Sunday, October 10, 2010
Wednesday, August 11, 2010
Tuesday, August 10, 2010
I just took a glass of water in the river nearby. I put some water on a plate and looked. Moving quite fast under the microscope... What these animals are, I have no idea. Help welcomed.
The screen is the one of a
SDM-HS75 Sony TFT LCD color computer display
Pixel pitch is given to be 0,264mmx0,264mm
These are Acari observed on some cheeses (see for example http://en.wikipedia.org/wiki/Mimolette).
Crust of Mimolette and Tomme de Savoie is where you can find Acari City.
Monday, August 9, 2010
Same magnification than the one used to see Acari (x200 approximately)
It would nice to put an Acari on this surface and to directly compare. Next time.
Dots per inch or pixels per inch. This is the number of printed points used to print a newspaper for example. No surprise: we cannot distinguish these dots or pixels with our eyes. This is done on purpose : images look smooth. x200 USB Microscope can easily overcome our eye limit and reveals the dot structure. On a picture taken on a magazine image, dots are easily identified.
Common values for personal printers are 300 dpi and higher. 1200 dpi laser printer are available.
100 dpi corresponds more or les to a pixel of 250 micrometer or 0,25mm.
What is the smallest thing one can see with her/his bare eyes ?
Hard to say as it depends upon many aspects (light, quality of eyes, contrast,...)
However it seems that nobody can draw an Acari, living cells, red blood cells, plankton animals, details of an ant, etc, based on information given only by eyes.

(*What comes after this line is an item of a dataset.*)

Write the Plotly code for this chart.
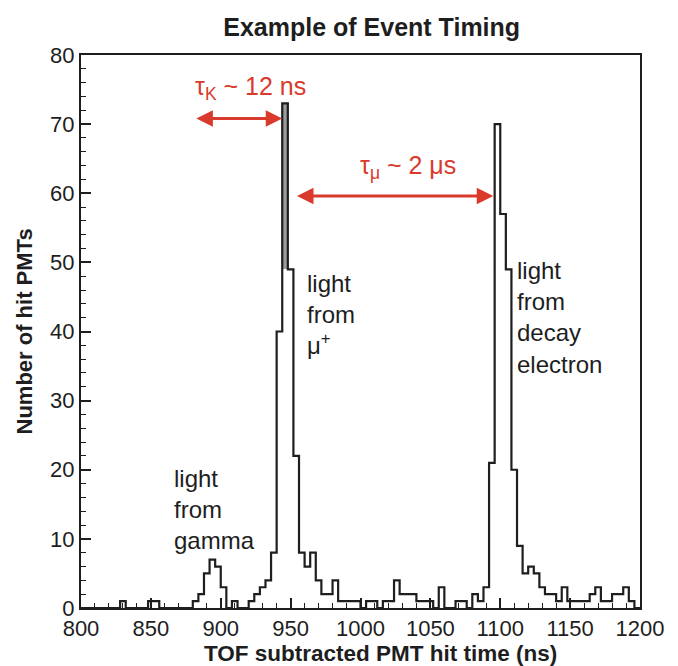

We easily see a single black hair on a plate. The hair can be several centimetre long and around 100 micrometer thick.
Printing of colour images in magazine nowadays is based on myriads of microscopic printed dots that our eyes cannot distinguish. In the quadrichromy system, the size of a single dot is comparable to the width of an Acari leg. This is well below 100 micrometer.
Observation of the world where we live at these scales can be done in principle rather easily. It requires an optical microscope with a magnification around x200-x400. At x400, an object with size 10 μm is shown to be 4mm on a screen (even larger if numerical zooming is applied). Schools and colleges are usually well equipped but one usually does not have his/her own microscope at home with these performances.
What is new today, is the fact that there exists little and cheap (around 50$-100$ and close to the budget for many tools you are using everyday) optical microscopes with these performances that can be used everywhere to explore what we want such as the surface of an old french cheese. This is one of my favourite as it i has been known for centuries that it is populated by so called Artisons or Cerrons, some kind of Acari that obviously like cheese crust very much and are very active. It might be fortunate that we do not see them when we eat cheese...
In this blog, I would like to show that:
- There are a lot to be explored using these new microscopes around us at the microscale either looking at natural or at artificial, technological objects.
- You do not have to learn a lot before using such a microscope: you plug it on the USB port of your PC and the microworld is yours.
- Looking at films on Youtube and at images is fun. Looking on the screen of your microscope pointing your microscope yourself where you decided to do it is much more fun. It is your own exploration and observation. It might not be the best one, but it is yours in your own world.
The microscope used here:
This is the VEHO x200 see http://www.veho-uk.com. This is not the only one available but this is the one I used.
These examples are here only to propose directions which seems fruitful. All suggestions and new ideas welcomed. Furthermore if you manage to get better pictures than the ones I proposed in this blog, and if you want to have them here proposed, this is more than welcomed.
Proposed explorations : (other suggestions highly welcomed)
- French cheese called Tomme de Savoie cerronée: enjoy a visit to Acari City.
- Bird feather
- Fly and insect details
- Printed images in colour magazines
- Water droplet
- Your skin
- Pollen, seed
- Fruit and vegetable surfaces
- Butterfly wing
- Spider wires
- Animals and plankton in water
- Surfaces of stones
- Dust: The microscope is looking upward inside home; the aperture has been covered by a transparent plastic film such as the one used in kitchen; focus on the plastic film and take a picture every time you think about it; of course the best would be a change in the software that enables one to take a picture every minute or every hour.